-- Records from a data source --
* * * * * * * * *
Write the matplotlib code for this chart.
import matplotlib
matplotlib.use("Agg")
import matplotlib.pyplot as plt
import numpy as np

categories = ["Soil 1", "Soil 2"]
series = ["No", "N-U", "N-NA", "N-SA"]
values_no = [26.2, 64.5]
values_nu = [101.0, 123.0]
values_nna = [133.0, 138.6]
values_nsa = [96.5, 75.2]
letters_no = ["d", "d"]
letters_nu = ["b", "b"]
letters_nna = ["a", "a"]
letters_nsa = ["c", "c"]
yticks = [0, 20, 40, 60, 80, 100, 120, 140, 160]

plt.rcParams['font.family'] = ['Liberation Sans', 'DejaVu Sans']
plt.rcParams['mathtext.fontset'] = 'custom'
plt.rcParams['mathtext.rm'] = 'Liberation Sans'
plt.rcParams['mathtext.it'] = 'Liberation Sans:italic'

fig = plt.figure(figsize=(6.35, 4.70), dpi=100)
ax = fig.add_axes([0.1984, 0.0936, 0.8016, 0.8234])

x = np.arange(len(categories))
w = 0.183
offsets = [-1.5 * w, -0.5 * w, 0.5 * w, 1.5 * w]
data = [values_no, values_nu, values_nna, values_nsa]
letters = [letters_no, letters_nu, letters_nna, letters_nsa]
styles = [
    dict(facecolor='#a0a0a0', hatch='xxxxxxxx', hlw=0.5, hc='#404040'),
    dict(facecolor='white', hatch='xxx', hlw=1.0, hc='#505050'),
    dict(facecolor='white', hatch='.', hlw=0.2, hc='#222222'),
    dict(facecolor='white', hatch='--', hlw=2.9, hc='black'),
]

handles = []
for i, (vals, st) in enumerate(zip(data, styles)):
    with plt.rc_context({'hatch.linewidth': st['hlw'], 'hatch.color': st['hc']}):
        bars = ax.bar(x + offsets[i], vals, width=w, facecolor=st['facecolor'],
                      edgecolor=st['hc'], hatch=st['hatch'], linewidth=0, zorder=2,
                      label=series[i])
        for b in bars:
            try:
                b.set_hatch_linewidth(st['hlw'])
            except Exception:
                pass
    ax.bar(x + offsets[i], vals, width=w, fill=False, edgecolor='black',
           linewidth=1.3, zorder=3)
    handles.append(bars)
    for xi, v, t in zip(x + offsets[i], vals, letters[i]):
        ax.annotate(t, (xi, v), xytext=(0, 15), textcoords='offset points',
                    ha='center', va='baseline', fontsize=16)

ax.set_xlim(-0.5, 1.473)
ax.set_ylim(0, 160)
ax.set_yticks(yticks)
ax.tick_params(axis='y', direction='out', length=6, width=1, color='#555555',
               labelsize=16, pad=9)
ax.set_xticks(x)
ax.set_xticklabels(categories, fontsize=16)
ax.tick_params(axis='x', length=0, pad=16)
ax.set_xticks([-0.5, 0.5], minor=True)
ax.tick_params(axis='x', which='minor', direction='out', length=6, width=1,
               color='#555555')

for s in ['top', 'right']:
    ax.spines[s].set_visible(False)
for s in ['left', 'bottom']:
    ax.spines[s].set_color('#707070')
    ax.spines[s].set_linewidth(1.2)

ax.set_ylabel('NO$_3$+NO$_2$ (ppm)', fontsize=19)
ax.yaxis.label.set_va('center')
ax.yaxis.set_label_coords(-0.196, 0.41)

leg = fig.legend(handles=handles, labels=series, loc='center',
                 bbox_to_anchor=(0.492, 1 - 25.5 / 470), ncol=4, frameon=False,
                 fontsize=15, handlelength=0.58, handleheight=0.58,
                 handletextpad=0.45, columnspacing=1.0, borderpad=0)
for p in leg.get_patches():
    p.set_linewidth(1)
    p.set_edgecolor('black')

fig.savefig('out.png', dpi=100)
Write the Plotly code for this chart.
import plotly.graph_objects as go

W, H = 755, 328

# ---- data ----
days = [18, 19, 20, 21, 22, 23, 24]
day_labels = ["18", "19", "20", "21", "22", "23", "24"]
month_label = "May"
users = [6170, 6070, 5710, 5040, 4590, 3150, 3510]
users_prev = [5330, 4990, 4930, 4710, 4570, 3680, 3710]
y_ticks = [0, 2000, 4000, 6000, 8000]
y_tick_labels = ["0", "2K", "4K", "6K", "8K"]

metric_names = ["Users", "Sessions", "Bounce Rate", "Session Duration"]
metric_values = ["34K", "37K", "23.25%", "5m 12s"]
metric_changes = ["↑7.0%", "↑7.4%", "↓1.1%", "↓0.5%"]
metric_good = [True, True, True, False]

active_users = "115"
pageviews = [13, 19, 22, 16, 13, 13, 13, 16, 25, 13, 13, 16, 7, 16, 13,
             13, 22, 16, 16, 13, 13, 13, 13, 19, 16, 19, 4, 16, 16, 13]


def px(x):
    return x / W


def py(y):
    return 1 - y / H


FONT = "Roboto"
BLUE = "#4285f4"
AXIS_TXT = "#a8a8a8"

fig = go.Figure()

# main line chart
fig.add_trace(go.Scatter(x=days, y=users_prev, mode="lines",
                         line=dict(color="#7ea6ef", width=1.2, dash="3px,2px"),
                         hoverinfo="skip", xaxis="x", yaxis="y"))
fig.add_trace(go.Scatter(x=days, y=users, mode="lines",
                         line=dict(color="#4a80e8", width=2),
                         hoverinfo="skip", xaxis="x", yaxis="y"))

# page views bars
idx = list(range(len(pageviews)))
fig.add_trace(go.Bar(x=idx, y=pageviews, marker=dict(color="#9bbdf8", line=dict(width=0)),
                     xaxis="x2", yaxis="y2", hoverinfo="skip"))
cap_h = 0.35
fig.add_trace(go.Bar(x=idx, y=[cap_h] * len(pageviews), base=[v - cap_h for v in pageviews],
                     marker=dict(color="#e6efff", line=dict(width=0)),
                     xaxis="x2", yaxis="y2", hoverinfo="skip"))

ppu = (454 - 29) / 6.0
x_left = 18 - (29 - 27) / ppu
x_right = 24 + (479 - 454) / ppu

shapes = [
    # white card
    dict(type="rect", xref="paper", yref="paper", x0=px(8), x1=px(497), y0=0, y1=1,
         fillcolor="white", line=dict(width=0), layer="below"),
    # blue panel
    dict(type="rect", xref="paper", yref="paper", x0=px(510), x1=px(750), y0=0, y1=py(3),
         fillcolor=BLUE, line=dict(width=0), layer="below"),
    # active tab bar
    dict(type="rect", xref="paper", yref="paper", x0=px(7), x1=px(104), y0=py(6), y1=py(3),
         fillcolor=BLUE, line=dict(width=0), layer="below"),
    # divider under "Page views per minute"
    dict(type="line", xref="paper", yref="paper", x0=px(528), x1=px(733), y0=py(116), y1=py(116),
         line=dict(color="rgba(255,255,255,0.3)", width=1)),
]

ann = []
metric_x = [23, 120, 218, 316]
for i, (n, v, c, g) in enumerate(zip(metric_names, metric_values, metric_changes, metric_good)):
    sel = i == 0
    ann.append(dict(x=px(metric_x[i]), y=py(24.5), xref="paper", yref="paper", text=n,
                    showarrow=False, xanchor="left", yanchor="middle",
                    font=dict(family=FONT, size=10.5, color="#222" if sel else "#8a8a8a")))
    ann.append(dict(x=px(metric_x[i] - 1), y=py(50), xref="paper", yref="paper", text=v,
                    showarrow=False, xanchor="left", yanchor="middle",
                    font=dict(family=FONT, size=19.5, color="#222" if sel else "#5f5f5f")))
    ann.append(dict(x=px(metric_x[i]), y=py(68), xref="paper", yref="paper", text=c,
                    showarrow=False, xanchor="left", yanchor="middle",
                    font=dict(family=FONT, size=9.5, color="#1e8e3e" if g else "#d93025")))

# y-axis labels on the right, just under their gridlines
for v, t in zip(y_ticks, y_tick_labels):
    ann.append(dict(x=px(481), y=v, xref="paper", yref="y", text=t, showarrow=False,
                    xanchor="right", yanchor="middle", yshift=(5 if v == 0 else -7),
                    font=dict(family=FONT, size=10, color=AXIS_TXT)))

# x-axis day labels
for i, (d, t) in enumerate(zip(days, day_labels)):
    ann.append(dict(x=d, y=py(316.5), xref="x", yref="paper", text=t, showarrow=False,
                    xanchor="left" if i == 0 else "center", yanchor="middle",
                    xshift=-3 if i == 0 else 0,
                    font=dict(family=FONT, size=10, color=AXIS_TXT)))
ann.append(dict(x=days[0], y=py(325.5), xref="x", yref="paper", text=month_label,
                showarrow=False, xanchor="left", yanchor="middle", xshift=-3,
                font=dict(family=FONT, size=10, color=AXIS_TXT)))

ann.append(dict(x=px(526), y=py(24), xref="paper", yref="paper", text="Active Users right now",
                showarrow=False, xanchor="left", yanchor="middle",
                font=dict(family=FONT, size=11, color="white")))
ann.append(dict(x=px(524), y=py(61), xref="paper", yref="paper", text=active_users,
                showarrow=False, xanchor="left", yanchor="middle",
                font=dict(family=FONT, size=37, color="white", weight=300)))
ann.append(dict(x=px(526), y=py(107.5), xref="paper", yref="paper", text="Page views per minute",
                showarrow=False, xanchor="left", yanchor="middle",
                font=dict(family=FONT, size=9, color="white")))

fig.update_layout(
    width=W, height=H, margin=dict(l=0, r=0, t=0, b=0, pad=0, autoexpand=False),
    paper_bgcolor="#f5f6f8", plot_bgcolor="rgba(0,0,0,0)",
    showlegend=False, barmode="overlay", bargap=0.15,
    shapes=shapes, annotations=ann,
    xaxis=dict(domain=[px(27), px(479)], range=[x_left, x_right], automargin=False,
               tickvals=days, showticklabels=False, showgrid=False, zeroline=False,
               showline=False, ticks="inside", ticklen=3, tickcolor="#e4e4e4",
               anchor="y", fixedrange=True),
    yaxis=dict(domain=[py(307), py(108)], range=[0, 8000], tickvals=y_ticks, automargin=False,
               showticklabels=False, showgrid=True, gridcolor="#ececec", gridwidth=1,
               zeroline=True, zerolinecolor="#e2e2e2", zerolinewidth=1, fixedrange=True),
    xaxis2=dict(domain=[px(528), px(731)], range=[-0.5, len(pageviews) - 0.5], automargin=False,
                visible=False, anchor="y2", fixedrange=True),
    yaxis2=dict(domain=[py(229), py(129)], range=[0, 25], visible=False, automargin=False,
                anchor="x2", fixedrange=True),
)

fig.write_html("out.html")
* * * * * * * * *
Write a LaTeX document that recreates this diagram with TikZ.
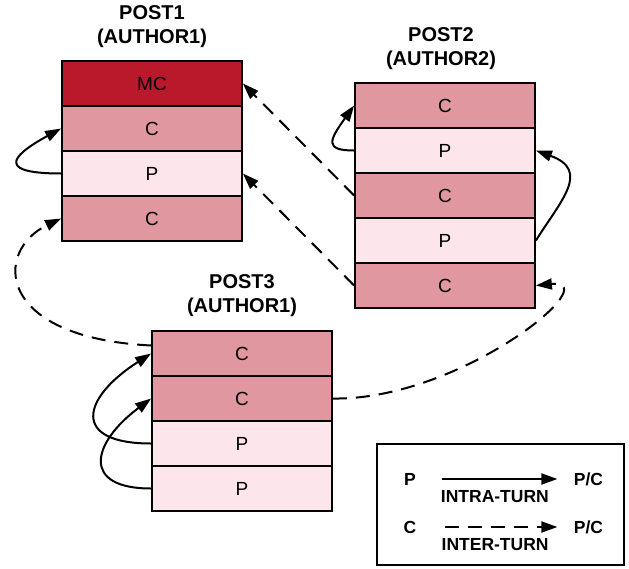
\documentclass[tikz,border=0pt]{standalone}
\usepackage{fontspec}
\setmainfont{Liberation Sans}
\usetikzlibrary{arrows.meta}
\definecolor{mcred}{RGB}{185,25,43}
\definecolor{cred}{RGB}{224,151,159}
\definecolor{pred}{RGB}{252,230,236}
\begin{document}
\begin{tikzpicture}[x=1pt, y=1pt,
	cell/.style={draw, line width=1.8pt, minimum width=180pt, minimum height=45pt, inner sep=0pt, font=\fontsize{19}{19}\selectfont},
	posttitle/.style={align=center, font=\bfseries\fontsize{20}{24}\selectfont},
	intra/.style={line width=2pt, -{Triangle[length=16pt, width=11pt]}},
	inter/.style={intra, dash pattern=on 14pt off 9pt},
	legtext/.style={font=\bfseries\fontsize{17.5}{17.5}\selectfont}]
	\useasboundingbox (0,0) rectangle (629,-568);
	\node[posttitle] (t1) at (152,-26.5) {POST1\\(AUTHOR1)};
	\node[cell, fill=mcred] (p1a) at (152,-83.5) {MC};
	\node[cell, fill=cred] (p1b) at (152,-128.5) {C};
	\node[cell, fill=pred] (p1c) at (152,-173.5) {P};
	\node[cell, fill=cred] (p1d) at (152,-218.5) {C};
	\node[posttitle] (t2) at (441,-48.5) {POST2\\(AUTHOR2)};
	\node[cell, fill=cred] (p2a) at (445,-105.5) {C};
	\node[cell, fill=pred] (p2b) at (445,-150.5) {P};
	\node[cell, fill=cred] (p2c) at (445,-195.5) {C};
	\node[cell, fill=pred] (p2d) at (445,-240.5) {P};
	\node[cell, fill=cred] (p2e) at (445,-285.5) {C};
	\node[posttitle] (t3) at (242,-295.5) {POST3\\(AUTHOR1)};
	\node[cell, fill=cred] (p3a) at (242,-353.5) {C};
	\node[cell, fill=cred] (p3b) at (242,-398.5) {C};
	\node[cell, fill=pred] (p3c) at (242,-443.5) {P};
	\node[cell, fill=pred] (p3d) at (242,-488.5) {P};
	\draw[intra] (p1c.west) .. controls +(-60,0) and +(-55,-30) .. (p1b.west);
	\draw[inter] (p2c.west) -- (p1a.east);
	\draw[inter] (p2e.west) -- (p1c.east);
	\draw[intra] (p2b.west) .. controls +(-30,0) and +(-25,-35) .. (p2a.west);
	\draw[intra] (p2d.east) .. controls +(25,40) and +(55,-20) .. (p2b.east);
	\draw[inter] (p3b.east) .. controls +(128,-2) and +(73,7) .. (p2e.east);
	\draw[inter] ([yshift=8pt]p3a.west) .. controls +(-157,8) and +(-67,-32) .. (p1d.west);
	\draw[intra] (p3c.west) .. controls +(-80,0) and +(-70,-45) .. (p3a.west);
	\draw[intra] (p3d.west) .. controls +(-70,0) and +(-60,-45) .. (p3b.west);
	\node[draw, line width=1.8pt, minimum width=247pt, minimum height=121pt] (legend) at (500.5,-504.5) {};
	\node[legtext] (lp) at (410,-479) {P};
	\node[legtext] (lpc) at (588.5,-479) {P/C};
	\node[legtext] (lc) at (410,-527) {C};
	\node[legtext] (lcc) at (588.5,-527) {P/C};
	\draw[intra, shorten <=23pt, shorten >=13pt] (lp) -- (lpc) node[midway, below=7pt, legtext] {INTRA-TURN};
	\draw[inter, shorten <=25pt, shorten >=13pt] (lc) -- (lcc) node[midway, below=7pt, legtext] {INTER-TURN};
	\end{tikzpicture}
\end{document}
* * * * * * * * *
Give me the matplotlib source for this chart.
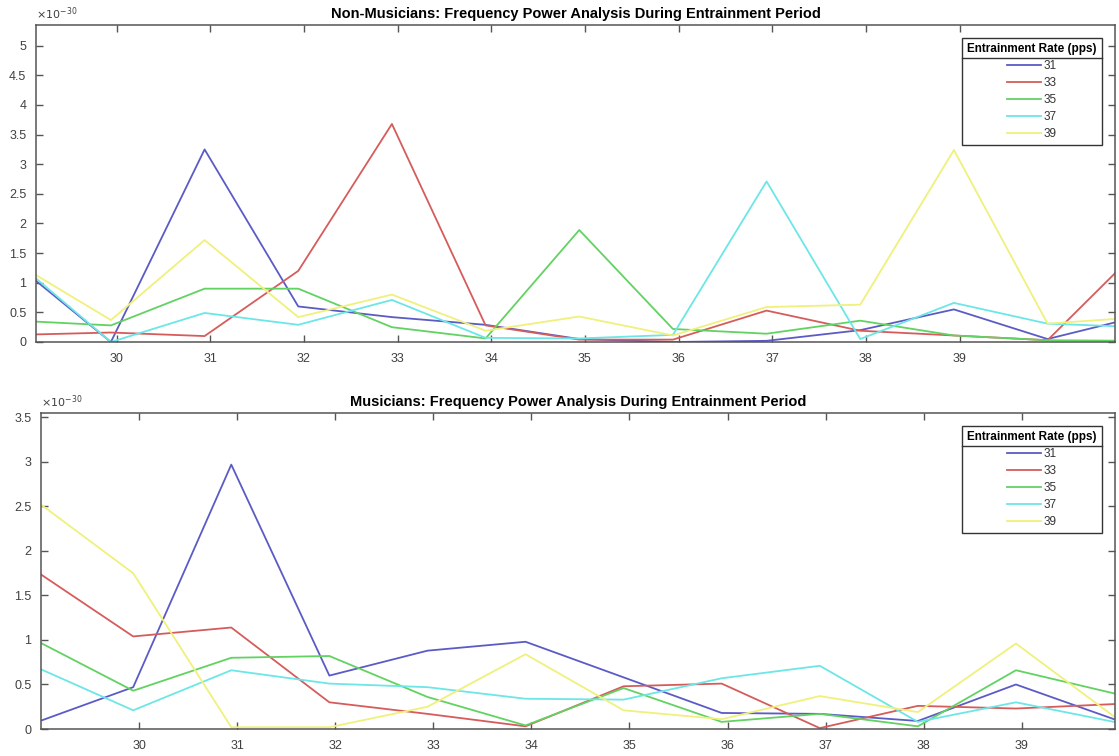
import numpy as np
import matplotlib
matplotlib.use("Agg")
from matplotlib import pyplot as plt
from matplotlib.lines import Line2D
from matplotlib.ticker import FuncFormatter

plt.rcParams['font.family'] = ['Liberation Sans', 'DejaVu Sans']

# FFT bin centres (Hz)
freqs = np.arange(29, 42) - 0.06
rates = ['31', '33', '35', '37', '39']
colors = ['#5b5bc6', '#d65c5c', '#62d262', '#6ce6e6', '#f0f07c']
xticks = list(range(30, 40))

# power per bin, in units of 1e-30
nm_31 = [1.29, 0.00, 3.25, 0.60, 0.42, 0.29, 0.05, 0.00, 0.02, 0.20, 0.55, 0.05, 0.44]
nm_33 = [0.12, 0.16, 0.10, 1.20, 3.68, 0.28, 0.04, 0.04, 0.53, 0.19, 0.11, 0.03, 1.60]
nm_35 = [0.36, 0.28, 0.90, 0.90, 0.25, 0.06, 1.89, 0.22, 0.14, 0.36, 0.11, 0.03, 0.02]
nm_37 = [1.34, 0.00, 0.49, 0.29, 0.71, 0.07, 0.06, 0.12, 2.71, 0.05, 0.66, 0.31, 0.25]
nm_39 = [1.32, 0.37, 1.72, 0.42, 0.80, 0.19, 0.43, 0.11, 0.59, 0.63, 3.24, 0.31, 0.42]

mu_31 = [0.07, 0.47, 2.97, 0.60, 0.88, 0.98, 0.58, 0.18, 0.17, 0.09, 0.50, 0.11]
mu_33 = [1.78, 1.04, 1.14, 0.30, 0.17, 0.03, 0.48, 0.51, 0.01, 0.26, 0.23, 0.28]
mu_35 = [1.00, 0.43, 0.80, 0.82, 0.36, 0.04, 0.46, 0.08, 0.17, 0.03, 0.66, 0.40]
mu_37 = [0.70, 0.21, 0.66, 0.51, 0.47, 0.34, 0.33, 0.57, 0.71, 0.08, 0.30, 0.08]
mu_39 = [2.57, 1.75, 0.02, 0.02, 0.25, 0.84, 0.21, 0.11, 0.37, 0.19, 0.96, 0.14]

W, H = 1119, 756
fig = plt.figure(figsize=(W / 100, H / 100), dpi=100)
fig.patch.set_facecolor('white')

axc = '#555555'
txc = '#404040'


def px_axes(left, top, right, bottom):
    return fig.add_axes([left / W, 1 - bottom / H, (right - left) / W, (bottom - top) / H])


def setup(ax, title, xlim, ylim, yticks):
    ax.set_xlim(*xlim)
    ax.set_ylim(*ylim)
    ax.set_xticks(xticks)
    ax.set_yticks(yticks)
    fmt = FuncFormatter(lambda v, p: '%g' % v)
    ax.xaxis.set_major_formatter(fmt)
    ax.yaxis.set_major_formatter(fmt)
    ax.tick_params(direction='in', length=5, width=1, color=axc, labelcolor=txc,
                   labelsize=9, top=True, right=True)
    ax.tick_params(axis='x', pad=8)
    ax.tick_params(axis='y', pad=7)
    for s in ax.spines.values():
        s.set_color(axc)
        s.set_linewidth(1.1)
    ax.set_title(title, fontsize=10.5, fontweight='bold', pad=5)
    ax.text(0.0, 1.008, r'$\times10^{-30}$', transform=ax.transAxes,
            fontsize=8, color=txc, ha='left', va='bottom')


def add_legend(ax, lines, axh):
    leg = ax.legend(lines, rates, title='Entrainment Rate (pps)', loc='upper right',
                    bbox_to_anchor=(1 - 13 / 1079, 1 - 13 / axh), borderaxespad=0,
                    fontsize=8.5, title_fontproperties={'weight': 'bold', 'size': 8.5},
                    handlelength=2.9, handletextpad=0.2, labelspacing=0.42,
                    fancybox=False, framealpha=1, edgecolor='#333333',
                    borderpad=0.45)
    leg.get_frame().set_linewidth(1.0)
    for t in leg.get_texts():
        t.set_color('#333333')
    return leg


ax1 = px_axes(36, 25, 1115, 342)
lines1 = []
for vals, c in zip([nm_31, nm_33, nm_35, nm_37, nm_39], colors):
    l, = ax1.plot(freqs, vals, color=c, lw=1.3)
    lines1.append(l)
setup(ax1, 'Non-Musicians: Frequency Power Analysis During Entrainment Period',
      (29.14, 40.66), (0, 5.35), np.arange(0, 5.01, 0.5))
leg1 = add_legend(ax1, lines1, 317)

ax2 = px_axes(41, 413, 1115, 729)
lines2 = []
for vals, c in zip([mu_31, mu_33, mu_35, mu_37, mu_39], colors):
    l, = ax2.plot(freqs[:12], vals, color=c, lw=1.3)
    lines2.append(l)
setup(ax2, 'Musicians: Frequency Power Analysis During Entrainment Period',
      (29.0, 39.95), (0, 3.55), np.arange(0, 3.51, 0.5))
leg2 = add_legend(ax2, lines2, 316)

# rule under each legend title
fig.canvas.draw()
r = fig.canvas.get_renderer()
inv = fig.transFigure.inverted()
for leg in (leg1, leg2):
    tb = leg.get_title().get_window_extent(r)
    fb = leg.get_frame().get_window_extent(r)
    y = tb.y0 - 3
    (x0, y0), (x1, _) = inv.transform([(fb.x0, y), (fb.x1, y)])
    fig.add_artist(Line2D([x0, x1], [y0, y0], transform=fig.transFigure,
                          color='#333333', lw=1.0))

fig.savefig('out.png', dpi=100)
* * * * * * * * *
Exactly and only the lines from the line with "Give me the matplotlib source for this chart." to the line with "0.19, 0.96, 0.14]", both ends included, should be echoed. Do not carry over the pictures.

Give me the matplotlib source for this chart.
import numpy as np
import matplotlib
matplotlib.use("Agg")
from matplotlib import pyplot as plt
from matplotlib.lines import Line2D
from matplotlib.ticker import FuncFormatter

plt.rcParams['font.family'] = ['Liberation Sans', 'DejaVu Sans']

# FFT bin centres (Hz)
freqs = np.arange(29, 42) - 0.06
rates = ['31', '33', '35', '37', '39']
colors = ['#5b5bc6', '#d65c5c', '#62d262', '#6ce6e6', '#f0f07c']
xticks = list(range(30, 40))

# power per bin, in units of 1e-30
nm_31 = [1.29, 0.00, 3.25, 0.60, 0.42, 0.29, 0.05, 0.00, 0.02, 0.20, 0.55, 0.05, 0.44]
nm_33 = [0.12, 0.16, 0.10, 1.20, 3.68, 0.28, 0.04, 0.04, 0.53, 0.19, 0.11, 0.03, 1.60]
nm_35 = [0.36, 0.28, 0.90, 0.90, 0.25, 0.06, 1.89, 0.22, 0.14, 0.36, 0.11, 0.03, 0.02]
nm_37 = [1.34, 0.00, 0.49, 0.29, 0.71, 0.07, 0.06, 0.12, 2.71, 0.05, 0.66, 0.31, 0.25]
nm_39 = [1.32, 0.37, 1.72, 0.42, 0.80, 0.19, 0.43, 0.11, 0.59, 0.63, 3.24, 0.31, 0.42]

mu_31 = [0.07, 0.47, 2.97, 0.60, 0.88, 0.98, 0.58, 0.18, 0.17, 0.09, 0.50, 0.11]
mu_33 = [1.78, 1.04, 1.14, 0.30, 0.17, 0.03, 0.48, 0.51, 0.01, 0.26, 0.23, 0.28]
mu_35 = [1.00, 0.43, 0.80, 0.82, 0.36, 0.04, 0.46, 0.08, 0.17, 0.03, 0.66, 0.40]
mu_37 = [0.70, 0.21, 0.66, 0.51, 0.47, 0.34, 0.33, 0.57, 0.71, 0.08, 0.30, 0.08]
mu_39 = [2.57, 1.75, 0.02, 0.02, 0.25, 0.84, 0.21, 0.11, 0.37, 0.19, 0.96, 0.14]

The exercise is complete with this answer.